KHOC
- Casper, Wyoming; United States;
- Broadcast area: Casper, Wyoming
- Frequency: 102.5 MHz
- Branding: Heart 102.5

Programming
- Format: Adult contemporary

Ownership
- Owner: Mt. Rushmore Broadcasting, Inc.
- Sister stations: KMLD, KVOC, KQLT, KASS

History
- First air date: 1997
- Former call signs: KKRR (1997–1998)

Technical information
- Licensing authority: FCC
- Facility ID: 15925
- Class: C
- ERP: 100,000 watts
- HAAT: 517 meters (1,696 ft)
- Transmitter coordinates: 42°44′37″N 106°18′31″W﻿ / ﻿42.74361°N 106.30861°W

Links
- Public license information: Public file; LMS;

= KHOC =

KHOC (102.5 FM, "Heart 102.5") is a commercial radio station located in Casper, Wyoming.

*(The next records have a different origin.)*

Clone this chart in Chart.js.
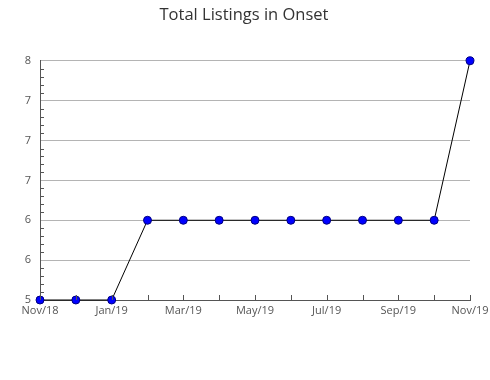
<!DOCTYPE html>
<html>
<head>
<meta charset="utf-8">
<script src="https://cdn.jsdelivr.net/npm/chart.js@4"></script>
<style>
  html, body { margin: 0; padding: 0; background: #fff; }
  #wrap { width: 490px; height: 380px; }
</style>
</head>
<body>
<div id="wrap"><canvas id="lineChart" width="490" height="380"></canvas></div>
<script>
// data
const months = ['Nov/18', 'Dec/18', 'Jan/19', 'Feb/19', 'Mar/19', 'Apr/19', 'May/19',
                'Jun/19', 'Jul/19', 'Aug/19', 'Sep/19', 'Oct/19', 'Nov/19'];
const listings = [5, 5, 5, 6, 6, 6, 6, 6, 6, 6, 6, 6, 8];
const yTickValues = [5, 5.5, 6, 6.5, 7, 7.5, 8];
const yTickLabels = ['5', '6', '6', '7', '7', '7', '8'];

// tick marks drawn inside the plot area, like the original
const innerTicks = {
    id: 'innerTicks',
    afterDraw(chart) {
        const ctx = chart.ctx;
        const x = chart.scales.x, y = chart.scales.y;
        ctx.save();
        ctx.strokeStyle = '#555';
        ctx.lineWidth = 1;
        ctx.beginPath();
        for (let i = 0; i < months.length; i++) {
            const px = Math.round(x.getPixelForValue(i)) + 0.5;
            ctx.moveTo(px, y.bottom);
            ctx.lineTo(px, y.bottom - 5);
        }
        for (let i = 0; i < yTickValues.length - 1; i++) {
            const step = (yTickValues[i + 1] - yTickValues[i]) / 5;
            for (let k = 1; k < 5; k++) {
                const py = Math.round(y.getPixelForValue(yTickValues[i] + step * k)) + 0.5;
                ctx.moveTo(x.left, py);
                ctx.lineTo(x.left + 4, py);
            }
        }
        ctx.stroke();
        ctx.restore();
    }
};

const lineChart = new Chart(document.getElementById('lineChart'), {
    type: 'line',
    data: {
        labels: months,
        datasets: [{
            data: listings,
            borderColor: '#000',
            borderWidth: 1,
            tension: 0,
            pointRadius: 4,
            pointHoverRadius: 4,
            pointBackgroundColor: '#0000ff',
            pointBorderColor: '#000080',
            pointBorderWidth: 1,
            clip: false
        }]
    },
    options: {
        responsive: false,
        animation: false,
        layout: { padding: { left: 18, right: 20, top: 0, bottom: 54 } },
        plugins: {
            legend: { display: false },
            tooltip: { enabled: false },
            title: {
                display: true,
                text: 'Total Listings in Onset',
                color: '#333',
                font: { family: 'Open Sans', size: 16.5, weight: 'normal' },
                padding: { top: 5, bottom: 36 }
            }
        },
        scales: {
            x: {
                type: 'category',
                offset: false,
                grid: { display: false, drawTicks: false },
                border: { color: '#555' },
                ticks: {
                    autoSkip: false,
                    maxRotation: 0,
                    padding: 4,
                    color: '#555',
                    font: { family: 'Open Sans', size: 11 },
                    callback: (v, i) => i % 2 === 0 ? months[i] : ''
                },
                afterFit: s => { s.height = 26; s.paddingLeft = 0; s.paddingRight = 0; }
            },
            y: {
                min: 5,
                max: 8,
                afterBuildTicks: s => { s.ticks = yTickValues.map(v => ({ value: v })); },
                grid: { color: '#b4b4b4', drawTicks: false },
                border: { color: '#555' },
                ticks: {
                    padding: 9,
                    color: '#555',
                    font: { family: 'Open Sans', size: 11 },
                    callback: (v, i) => yTickLabels[i]
                },
                afterFit: s => { s.width = 22; s.paddingTop = 0; s.paddingBottom = 0; }
            }
        }
    },
    plugins: [innerTicks]
});
</script>
</body>
</html>
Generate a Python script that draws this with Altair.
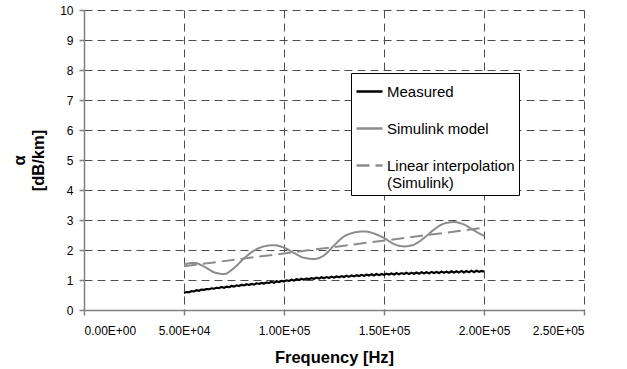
import altair as alt
import pandas as pd

# ---- data ----
freq_measured = list(range(50000, 200001, 1250))
measured = [0.57, 0.60, 0.59, 0.63, 0.62, 0.66, 0.64, 0.68, 0.67, 0.70,
            0.69, 0.72, 0.71, 0.74, 0.73, 0.77, 0.74, 0.78, 0.76, 0.80,
            0.78, 0.82, 0.80, 0.84, 0.82, 0.86, 0.83, 0.87, 0.85, 0.89,
            0.87, 0.90, 0.88, 0.92, 0.90, 0.94, 0.91, 0.96, 0.93, 0.97,
            0.95, 0.99, 0.97, 1.01, 0.98, 1.03, 1.00, 1.04, 1.01, 1.05,
            1.03, 1.06, 1.04, 1.08, 1.05, 1.09, 1.06, 1.10, 1.07, 1.11,
            1.08, 1.12, 1.09, 1.13, 1.10, 1.14, 1.11, 1.15, 1.12, 1.16,
            1.13, 1.17, 1.14, 1.18, 1.15, 1.19, 1.15, 1.20, 1.16, 1.20,
            1.17, 1.21, 1.18, 1.22, 1.18, 1.23, 1.19, 1.23, 1.20, 1.24,
            1.20, 1.24, 1.21, 1.25, 1.21, 1.26, 1.22, 1.26, 1.22, 1.27,
            1.23, 1.27, 1.23, 1.28, 1.24, 1.28, 1.24, 1.29, 1.25, 1.29,
            1.25, 1.30, 1.25, 1.30, 1.26, 1.31, 1.26, 1.31, 1.27, 1.30,
            1.28]

freq_sim = list(range(50000, 200001, 5000))
simulink = [1.52, 1.57, 1.45, 1.26, 1.20, 1.40, 1.72, 1.98, 2.12, 2.16,
            2.08, 1.90, 1.74, 1.70, 1.82, 2.15, 2.45, 2.58, 2.62, 2.55,
            2.40, 2.20, 2.12, 2.18, 2.40, 2.68, 2.88, 2.93, 2.85, 2.65,
            2.47]

freq_lin = [50000, 200000]
linear = [1.46, 2.74]

series_names = ["Measured", "Simulink model", "Linear interpolation (Simulink)"]
series_colors = ["#000000", "#8c8c8c", "#8c8c8c"]
series_dashes = [[1, 0], [1, 0], [13, 6]]

x_ticks = [0, 50000, 100000, 150000, 200000, 250000]
x_tick_labels = ["0.00E+00", "5.00E+04", "1.00E+05", "1.50E+05", "2.00E+05", "2.50E+05"]
y_ticks = [0, 1, 2, 3, 4, 5, 6, 7, 8, 9, 10]

# ---- build tables ----
df_meas = pd.DataFrame({"freq": freq_measured, "alpha": measured,
                        "series": series_names[0]})
rows = []
for f, v in zip(freq_sim, simulink):
    rows.append({"freq": f, "alpha": v, "series": series_names[1]})
for f, v in zip(freq_lin, linear):
    rows.append({"freq": f, "alpha": v, "series": series_names[2]})
df_model = pd.DataFrame(rows)

label_expr = ("[" + ",".join(f"'{l}'" for l in x_tick_labels) + "][indexof(["
              + ",".join(str(t) for t in x_ticks) + "], datum.value)]")

legend_label_expr = ("datum.label == 'Linear interpolation (Simulink)' ? "
                     "['Linear interpolation', '(Simulink)'] : datum.label")

FONT = "Liberation Sans"

x_enc = alt.X("freq:Q",
              scale=alt.Scale(domain=[0, 250000], nice=False, zero=True),
              axis=alt.Axis(values=x_ticks, labelExpr=label_expr,
                            title="Frequency [Hz]", labelPadding=10,
                            titleY=52, titleBaseline="alphabetic"))
y_enc = alt.Y("alpha:Q",
              scale=alt.Scale(domain=[0, 10], nice=False),
              axis=alt.Axis(values=y_ticks, title=["α", "[dB/km]"],
                            labelPadding=6, titleX=-73, titleY=150,
                            titleAngle=270, titleAlign="center",
                            titleBaseline="top", titleLineHeight=19))
color_enc = alt.Color("series:N",
                      scale=alt.Scale(domain=series_names, range=series_colors),
                      legend=alt.Legend(title=None, labelExpr=legend_label_expr))
dash_enc = alt.StrokeDash("series:N",
                          scale=alt.Scale(domain=series_names, range=series_dashes),
                          legend=alt.Legend(title=None, labelExpr=legend_label_expr))

model = alt.Chart(df_model).mark_line(strokeWidth=2, interpolate="monotone").encode(
    x=x_enc, y=y_enc, color=color_enc, strokeDash=dash_enc)
meas = alt.Chart(df_meas).mark_line(strokeWidth=2.2).encode(
    x=x_enc, y=y_enc, color=color_enc, strokeDash=dash_enc)

chart = alt.layer(model, meas).properties(
    width=500, height=300,
    padding={"left": 84, "top": 10, "right": 43, "bottom": 59},
    autosize=alt.AutoSizeParams(type="none"),
).configure_view(
    stroke=None
).configure_axis(
    domainColor="#808080", domainWidth=1.5,
    tickColor="#808080", tickSize=5, tickWidth=1.5,
    grid=True, gridColor="#4d4d4d", gridDash=[8, 5], gridWidth=1,
    labelFont=FONT, labelFontSize=12, labelColor="#000000",
    titleFont=FONT, titleFontSize=16.5, titleFontWeight="bold", titleColor="#000000",
).configure_legend(
    orient="none", legendX=267, legendY=63,
    strokeColor="#000000", fillColor="#ffffff", padding=4,
    labelFont=FONT, labelFontSize=15, labelColor="#000000", labelLimit=400,
    symbolType="stroke", symbolSize=676, symbolStrokeWidth=2.5,
    labelOffset=3, rowPadding=14,
)

chart.save("out.html", embed_options={"renderer": "svg", "actions": False})
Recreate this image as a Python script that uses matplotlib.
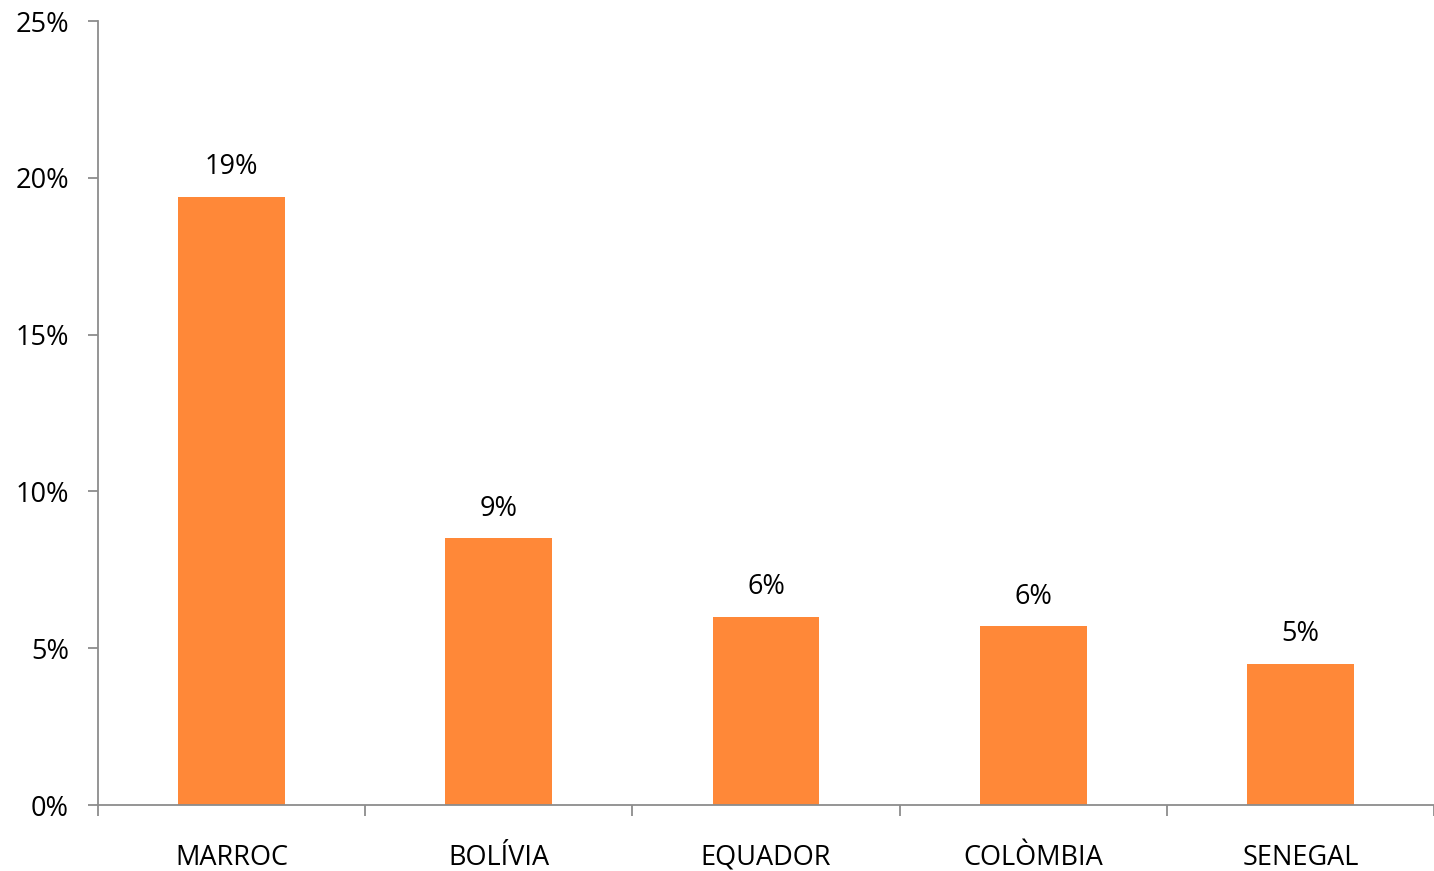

All Mt. Rushmore Casper stations are located at 218 N. Wolcott in downtown Casper. The station's transmitter is sited atop Casper Mountain.

==History==
The station was first known as KKRR, starting on 1997-10-06. On 1998-10-23, the station changed its call sign to the current KHOC. Citing technical difficulties, the station, along with its five other sister stations went dark for a period of time in August 2011. KVOC, KMLD, and KHOC remained silent as of December 17, 2011. Other than equipment reasons, no further information as to why the three stations were off the air has been provided.

==Fines==
KHOC, along with other Casper stations owned by Mt. Rushmore Broadcasting were fined $68,000 for using unlicensed studio transmitter links, which the company had been using for 16 years. The FCC fined the company $68,000 for "willfully and repeatedly" violating the law, giving the stations' owner 30 days to get licenses for its STLs for KHOC, and sister stations KMLD, KASS, and KQLT.
In 2012, station owner Jan Charles Gray was named in a lawsuit by the U.S. Department of Labor for improperly paying employees. Gray called the claims in the lawsuit "bogus".
In 2013, Gray informed the Casper Star Tribune that the lawsuit and a $68,000 fine for unlicensed STLs was "a lot of baloney." Gray said if the FCC doesn't back down, he plans to "sue them on behalf of every radio owner in America that has been wronged by them".